=== The task ===
From the first line of the listing below, retype each line up to and including the one with "import seaborn as sns"; pictures stay out.

=== Material ===
==================================================

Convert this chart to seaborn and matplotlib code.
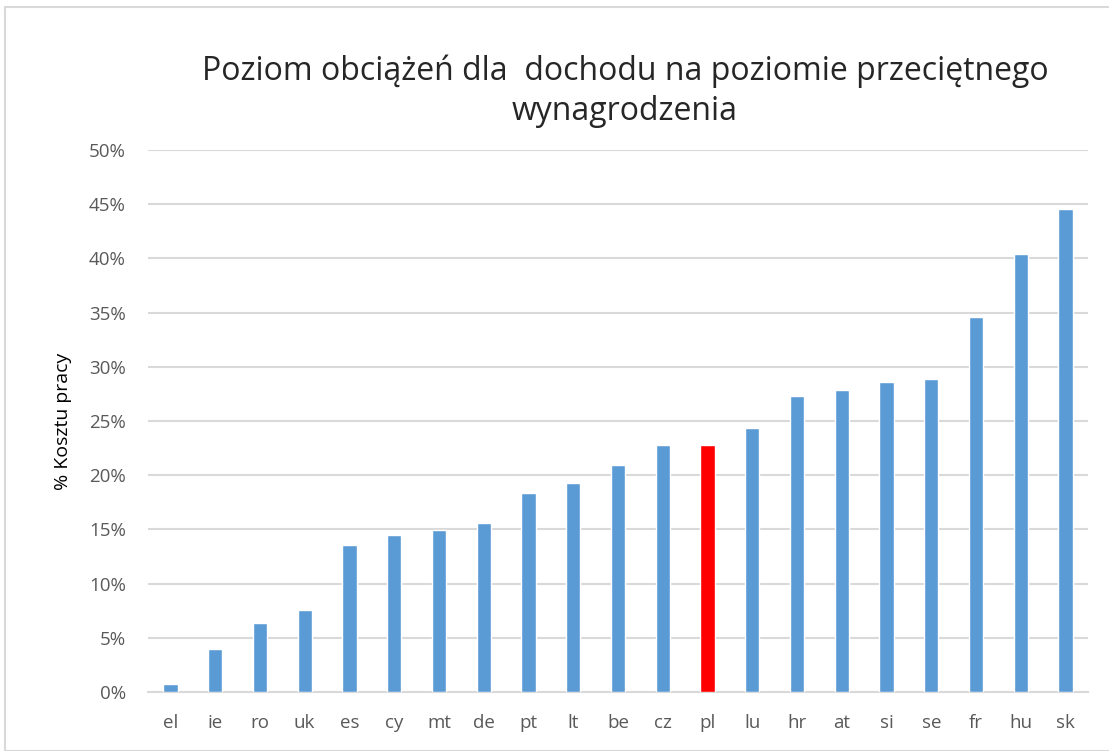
import matplotlib
matplotlib.use("Agg")
import matplotlib.pyplot as plt
from matplotlib.patches import Rectangle
from matplotlib.ticker import PercentFormatter
import pandas as pd
import seaborn as sns


COUNTRIES = ["el", "ie", "ro", "uk", "es", "cy", "mt", "de", "pt", "lt", "be",
             "cz", "pl", "lu", "hr", "at", "si", "se", "fr", "hu", "sk"]
VALUES = [0.7, 3.95, 6.4, 7.6, 13.6, 14.5, 14.9, 15.6, 18.4, 19.25, 20.9,
          22.8, 22.8, 24.4, 27.3, 27.9, 28.6, 28.9, 34.6, 40.4, 44.6]
HIGHLIGHT = "pl"

TITLE = "Poziom obciążeń dla  dochodu na poziomie przeciętnego\nwynagrodzenia"
Y_LABEL = "% Kosztu pracy"

BLUE = "#5b9bd5"
RED = "#ff0000"
GRID = "#d9d9d9"
TICK_COLOR = "#595959"


def main():
    sns.set_theme(style="white")
    plt.rcParams["font.family"] = ["Open Sans", "DejaVu Sans"]

    df = pd.DataFrame({"country": COUNTRIES, "value": VALUES})
    palette = {c: (RED if c == HIGHLIGHT else BLUE) for c in COUNTRIES}

    fig = plt.figure(figsize=(11.09, 7.51), dpi=100)
    ax = fig.add_axes([148 / 1109, 59 / 751, 940 / 1109, 542 / 751])

    sns.barplot(
        data=df, x="country", y="value", hue="country", palette=palette,
        width=0.32, legend=False, saturation=1, ax=ax, zorder=3,
    )

    ax.set_ylim(0, 50)
    ax.set_xlim(-0.5, len(COUNTRIES) - 0.5)
    ax.set_yticks(range(0, 51, 5))
    ax.yaxis.set_major_formatter(PercentFormatter(decimals=0))
    ax.grid(axis="y", color=GRID, linewidth=1.5, zorder=0)
    ax.grid(axis="x", visible=False)
    for side in ["top", "right", "left"]:
        ax.spines[side].set_visible(False)
    ax.spines["bottom"].set_color(GRID)
    ax.spines["bottom"].set_linewidth(1.5)
    ax.tick_params(axis="both", length=0, labelsize=13.5, colors=TICK_COLOR)
    ax.tick_params(axis="y", pad=16)
    ax.tick_params(axis="x", pad=16)
    ax.set_xlabel("")
    ax.set_ylabel(Y_LABEL, fontsize=14, color="black", labelpad=12)

    fig.text(625 / 1109, 1 - 91 / 751, TITLE, ha="center", va="center",
             fontsize=23, color="#262626", linespacing=1.3)

    fig.patches.append(Rectangle((5 / 1109, 0), 1200 / 1109, 1 - 7 / 751,
                                 transform=fig.transFigure, fill=False,
                                 edgecolor=GRID, linewidth=1.5))

    fig.savefig("out.png", dpi=100)
    plt.close(fig)


if __name__ == "__main__":
    main()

==================================================

=== The solution ===
Convert this chart to seaborn and matplotlib code.
import matplotlib
matplotlib.use("Agg")
import matplotlib.pyplot as plt
from matplotlib.patches import Rectangle
from matplotlib.ticker import PercentFormatter
import pandas as pd
import seaborn as sns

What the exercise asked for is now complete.